> [REQUIREMENTS]
Search the data for the word "with" and copy every line that contains it.

> [DATASET ENTRIES]
·····
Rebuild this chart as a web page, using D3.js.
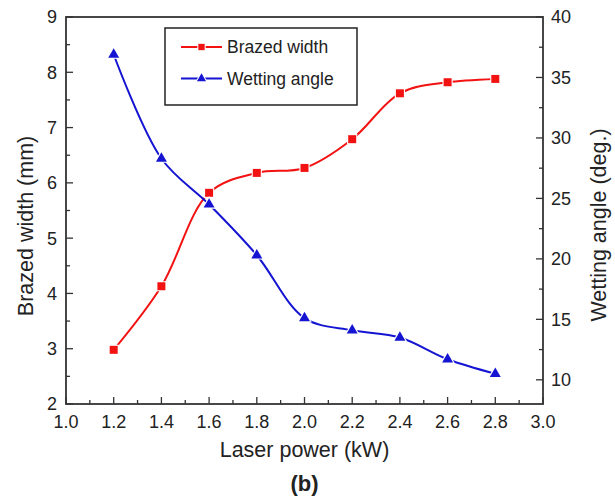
·····
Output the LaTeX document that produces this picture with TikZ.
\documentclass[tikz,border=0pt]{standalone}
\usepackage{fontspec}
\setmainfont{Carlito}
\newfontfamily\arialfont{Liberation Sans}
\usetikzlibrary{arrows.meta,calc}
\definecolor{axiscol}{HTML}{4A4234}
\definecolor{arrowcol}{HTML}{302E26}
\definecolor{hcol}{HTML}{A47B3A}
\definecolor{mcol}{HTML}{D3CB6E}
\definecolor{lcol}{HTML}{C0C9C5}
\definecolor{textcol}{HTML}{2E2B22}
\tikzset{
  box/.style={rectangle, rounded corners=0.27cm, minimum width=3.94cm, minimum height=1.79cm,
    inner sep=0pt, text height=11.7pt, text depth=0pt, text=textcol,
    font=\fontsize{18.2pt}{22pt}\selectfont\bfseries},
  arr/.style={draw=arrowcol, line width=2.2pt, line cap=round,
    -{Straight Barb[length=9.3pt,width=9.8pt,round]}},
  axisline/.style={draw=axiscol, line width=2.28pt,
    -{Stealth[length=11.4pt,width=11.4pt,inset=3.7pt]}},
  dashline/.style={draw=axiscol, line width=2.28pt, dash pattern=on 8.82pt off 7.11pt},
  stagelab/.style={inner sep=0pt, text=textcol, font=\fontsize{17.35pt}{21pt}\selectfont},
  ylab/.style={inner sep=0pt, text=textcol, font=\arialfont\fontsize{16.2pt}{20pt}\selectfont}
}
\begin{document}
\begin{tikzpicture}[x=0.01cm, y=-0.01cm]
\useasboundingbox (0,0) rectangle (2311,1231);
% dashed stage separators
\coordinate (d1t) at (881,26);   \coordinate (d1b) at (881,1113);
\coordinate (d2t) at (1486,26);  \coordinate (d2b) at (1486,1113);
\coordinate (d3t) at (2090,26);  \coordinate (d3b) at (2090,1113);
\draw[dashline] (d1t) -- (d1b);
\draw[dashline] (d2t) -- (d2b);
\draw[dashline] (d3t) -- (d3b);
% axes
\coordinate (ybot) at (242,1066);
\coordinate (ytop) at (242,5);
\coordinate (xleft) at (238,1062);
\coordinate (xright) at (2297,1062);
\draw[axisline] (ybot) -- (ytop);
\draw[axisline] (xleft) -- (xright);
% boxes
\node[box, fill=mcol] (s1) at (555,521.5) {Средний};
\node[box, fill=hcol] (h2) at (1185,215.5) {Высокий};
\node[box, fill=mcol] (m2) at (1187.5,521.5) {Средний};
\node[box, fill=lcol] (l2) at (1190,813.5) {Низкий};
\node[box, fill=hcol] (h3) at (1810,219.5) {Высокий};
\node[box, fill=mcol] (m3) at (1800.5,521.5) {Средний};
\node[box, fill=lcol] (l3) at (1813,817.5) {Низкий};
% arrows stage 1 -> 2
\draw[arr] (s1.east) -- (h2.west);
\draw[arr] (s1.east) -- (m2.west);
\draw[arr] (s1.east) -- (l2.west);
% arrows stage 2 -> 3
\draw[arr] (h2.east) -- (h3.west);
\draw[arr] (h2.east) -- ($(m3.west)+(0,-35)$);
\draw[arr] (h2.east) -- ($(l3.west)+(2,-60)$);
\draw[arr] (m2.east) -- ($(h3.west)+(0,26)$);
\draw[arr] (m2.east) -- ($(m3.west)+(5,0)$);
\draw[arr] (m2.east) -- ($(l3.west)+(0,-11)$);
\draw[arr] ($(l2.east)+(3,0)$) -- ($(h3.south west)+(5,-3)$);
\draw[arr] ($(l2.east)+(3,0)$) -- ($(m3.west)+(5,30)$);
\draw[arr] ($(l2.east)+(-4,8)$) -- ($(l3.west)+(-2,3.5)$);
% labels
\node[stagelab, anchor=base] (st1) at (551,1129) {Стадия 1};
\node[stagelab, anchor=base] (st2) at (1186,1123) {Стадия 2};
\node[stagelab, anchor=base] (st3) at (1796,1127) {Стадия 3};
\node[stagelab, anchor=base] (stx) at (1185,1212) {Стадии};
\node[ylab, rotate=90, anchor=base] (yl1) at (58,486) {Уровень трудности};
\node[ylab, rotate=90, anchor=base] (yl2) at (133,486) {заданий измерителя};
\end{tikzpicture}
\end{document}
·····
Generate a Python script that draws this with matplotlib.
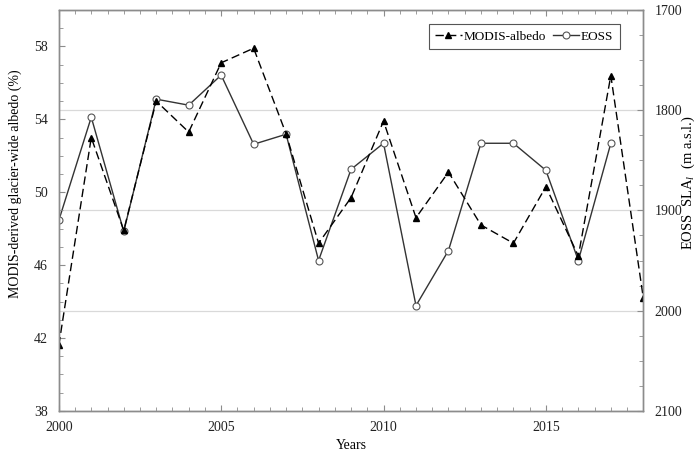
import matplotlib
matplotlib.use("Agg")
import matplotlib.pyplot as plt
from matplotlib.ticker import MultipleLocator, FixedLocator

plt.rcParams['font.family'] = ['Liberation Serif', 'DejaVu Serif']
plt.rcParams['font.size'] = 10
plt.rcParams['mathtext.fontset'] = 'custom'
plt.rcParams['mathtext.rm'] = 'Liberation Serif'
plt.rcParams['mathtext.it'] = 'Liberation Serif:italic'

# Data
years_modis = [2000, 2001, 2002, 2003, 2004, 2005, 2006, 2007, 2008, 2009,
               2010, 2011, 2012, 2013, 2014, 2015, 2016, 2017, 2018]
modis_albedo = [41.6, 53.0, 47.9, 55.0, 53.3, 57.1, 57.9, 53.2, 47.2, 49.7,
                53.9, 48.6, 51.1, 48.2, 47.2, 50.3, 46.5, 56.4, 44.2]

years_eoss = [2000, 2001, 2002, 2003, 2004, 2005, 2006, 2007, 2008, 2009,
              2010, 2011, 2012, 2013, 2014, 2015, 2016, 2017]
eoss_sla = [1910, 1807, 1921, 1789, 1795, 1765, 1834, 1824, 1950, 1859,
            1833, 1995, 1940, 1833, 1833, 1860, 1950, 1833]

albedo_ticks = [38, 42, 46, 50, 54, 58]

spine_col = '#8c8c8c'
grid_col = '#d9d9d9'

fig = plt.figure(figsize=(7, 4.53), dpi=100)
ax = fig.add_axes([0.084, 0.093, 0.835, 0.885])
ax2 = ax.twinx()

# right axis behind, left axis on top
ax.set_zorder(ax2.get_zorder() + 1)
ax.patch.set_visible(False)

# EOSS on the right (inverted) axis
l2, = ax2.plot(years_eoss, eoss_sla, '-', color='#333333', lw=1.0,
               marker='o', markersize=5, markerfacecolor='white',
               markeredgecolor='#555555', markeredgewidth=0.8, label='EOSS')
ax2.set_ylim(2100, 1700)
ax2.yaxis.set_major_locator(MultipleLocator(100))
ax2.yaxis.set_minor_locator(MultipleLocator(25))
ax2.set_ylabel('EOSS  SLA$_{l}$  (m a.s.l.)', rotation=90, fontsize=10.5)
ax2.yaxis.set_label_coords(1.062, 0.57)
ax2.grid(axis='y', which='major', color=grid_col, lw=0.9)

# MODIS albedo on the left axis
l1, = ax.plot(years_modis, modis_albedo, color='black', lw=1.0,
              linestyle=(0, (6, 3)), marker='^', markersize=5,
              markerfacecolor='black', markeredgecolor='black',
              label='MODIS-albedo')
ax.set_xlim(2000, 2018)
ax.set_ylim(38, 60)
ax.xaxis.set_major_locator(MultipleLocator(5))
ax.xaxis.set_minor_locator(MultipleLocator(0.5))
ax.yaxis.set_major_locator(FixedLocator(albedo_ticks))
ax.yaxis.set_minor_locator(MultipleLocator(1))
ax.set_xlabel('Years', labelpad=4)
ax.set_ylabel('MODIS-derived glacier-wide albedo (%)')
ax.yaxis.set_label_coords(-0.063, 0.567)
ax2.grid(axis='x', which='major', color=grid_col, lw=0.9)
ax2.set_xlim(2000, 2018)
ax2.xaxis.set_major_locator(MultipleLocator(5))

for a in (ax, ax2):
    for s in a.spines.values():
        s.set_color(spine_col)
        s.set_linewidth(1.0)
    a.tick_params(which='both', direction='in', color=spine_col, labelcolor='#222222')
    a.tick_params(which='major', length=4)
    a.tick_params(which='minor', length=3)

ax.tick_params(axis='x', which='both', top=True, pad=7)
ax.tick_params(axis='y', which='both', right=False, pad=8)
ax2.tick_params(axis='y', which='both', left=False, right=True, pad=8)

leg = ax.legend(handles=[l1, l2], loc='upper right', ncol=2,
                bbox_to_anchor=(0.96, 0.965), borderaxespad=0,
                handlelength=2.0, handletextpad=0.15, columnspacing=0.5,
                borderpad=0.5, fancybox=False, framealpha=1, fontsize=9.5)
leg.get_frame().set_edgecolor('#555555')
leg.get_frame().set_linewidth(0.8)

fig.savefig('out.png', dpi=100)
·····
> [FINAL RESULT]
Output the LaTeX document that produces this picture with TikZ.
Generate a Python script that draws this with matplotlib.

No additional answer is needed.